Viva La Vida or Death and All His Friends is the highly anticipated fourth full-length studio album by Coldplay. Featuring over 45 minutes of music across ten new tracks, it represents a significant evolution in the signature Coldplay sound. Viva la Vida, which takes its name from a painting by 20th century Mexican artist Friday Kahlo (not the painting featured on the cover, which is Liberty Leading the People by Eugene Delacroix), translates as "Live the Life" in Spanish.
Legendary producer and musician Brian Eno, who has worked with Paul Simon, David Bowie, and U2, was on-hand to help guide Coldplay into the musical world of Viva la Vida. New to the oeuvre are sweeping instrumentals, lush soundscapes, and jaunting rhythms. This sonic development is akin to frontman Chris Martin's lyrical evolution, with the band proclaiming the new lyrical foundation to be "much more abstract, much more visual than before," as well as "less straight-forward, more oblique".
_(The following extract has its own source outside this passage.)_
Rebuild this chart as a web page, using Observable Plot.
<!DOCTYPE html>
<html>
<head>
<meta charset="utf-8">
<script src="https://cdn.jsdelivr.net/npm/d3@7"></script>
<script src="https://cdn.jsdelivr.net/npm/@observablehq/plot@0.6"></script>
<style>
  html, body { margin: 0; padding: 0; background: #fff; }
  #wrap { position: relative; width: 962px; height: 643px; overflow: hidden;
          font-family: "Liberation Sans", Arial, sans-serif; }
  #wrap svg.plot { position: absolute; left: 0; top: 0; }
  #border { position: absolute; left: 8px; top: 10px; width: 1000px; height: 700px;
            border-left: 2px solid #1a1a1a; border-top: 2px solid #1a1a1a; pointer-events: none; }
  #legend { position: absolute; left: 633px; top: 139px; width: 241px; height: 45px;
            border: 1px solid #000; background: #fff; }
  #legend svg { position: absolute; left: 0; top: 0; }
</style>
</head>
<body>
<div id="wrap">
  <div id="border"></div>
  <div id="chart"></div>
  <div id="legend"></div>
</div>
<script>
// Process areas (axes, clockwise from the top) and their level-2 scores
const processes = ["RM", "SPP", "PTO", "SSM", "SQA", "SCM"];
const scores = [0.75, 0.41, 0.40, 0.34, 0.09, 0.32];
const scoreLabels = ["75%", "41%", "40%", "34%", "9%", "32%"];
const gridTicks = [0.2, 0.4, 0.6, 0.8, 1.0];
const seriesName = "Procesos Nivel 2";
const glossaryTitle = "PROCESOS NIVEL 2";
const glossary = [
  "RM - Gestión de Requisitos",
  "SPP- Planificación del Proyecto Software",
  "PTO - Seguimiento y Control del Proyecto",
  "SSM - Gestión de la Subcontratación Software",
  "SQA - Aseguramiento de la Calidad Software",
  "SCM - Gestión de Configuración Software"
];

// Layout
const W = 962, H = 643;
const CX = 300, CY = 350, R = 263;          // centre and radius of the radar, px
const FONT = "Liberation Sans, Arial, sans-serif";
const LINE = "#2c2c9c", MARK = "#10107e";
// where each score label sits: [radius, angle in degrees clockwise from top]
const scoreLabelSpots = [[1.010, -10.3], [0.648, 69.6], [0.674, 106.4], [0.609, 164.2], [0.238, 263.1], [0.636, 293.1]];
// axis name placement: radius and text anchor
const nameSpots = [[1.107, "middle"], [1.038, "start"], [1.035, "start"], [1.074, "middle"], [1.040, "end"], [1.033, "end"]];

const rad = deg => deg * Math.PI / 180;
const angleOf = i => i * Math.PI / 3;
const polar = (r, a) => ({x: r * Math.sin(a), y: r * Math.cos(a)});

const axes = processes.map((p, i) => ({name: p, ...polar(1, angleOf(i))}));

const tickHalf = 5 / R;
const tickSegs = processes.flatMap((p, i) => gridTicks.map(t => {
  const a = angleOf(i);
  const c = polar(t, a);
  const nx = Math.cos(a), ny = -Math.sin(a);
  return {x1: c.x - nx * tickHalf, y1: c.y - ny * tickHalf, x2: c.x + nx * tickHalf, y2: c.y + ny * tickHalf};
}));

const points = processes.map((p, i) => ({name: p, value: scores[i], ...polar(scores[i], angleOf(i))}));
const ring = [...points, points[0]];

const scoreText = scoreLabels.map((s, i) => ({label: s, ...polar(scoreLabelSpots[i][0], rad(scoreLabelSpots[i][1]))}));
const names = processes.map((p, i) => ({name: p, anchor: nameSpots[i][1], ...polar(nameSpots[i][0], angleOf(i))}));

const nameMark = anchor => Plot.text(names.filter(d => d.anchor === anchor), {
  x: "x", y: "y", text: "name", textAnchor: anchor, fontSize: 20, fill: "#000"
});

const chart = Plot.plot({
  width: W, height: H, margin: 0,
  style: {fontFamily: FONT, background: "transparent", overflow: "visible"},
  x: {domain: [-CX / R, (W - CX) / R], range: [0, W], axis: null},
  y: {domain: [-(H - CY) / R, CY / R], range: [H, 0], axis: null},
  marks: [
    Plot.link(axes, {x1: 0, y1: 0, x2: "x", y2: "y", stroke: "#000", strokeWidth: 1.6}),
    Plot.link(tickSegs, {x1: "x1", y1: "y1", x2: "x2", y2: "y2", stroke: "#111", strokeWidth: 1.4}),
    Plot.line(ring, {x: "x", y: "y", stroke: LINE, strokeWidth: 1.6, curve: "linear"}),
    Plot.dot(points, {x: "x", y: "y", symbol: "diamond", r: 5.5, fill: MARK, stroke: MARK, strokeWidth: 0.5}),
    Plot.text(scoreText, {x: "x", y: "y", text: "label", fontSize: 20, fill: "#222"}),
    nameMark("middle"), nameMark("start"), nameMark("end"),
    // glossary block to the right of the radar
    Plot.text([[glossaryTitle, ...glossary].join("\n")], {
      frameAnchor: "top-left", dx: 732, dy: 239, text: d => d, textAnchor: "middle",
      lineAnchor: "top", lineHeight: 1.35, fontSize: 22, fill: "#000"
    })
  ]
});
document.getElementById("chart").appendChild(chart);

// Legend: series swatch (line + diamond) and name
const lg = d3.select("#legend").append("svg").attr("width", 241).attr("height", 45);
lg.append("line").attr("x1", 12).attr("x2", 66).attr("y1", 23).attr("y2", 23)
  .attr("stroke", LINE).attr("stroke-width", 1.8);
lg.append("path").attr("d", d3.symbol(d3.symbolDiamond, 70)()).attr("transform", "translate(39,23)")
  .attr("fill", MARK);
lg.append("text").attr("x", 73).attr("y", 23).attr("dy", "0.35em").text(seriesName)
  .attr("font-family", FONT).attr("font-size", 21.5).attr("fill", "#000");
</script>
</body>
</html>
Where soft arena rock was the modus operandi before, Viva la Vida relishes in its moments of the most familiar and alienating sounds. If that seems paradoxical, it is! With their latest release, Coldplay has perfected the art of effortlessly blending plaintive, infectious melodies with atypical song structures, abrasive electric guitars, and Latin-spiced rhythmic deviations.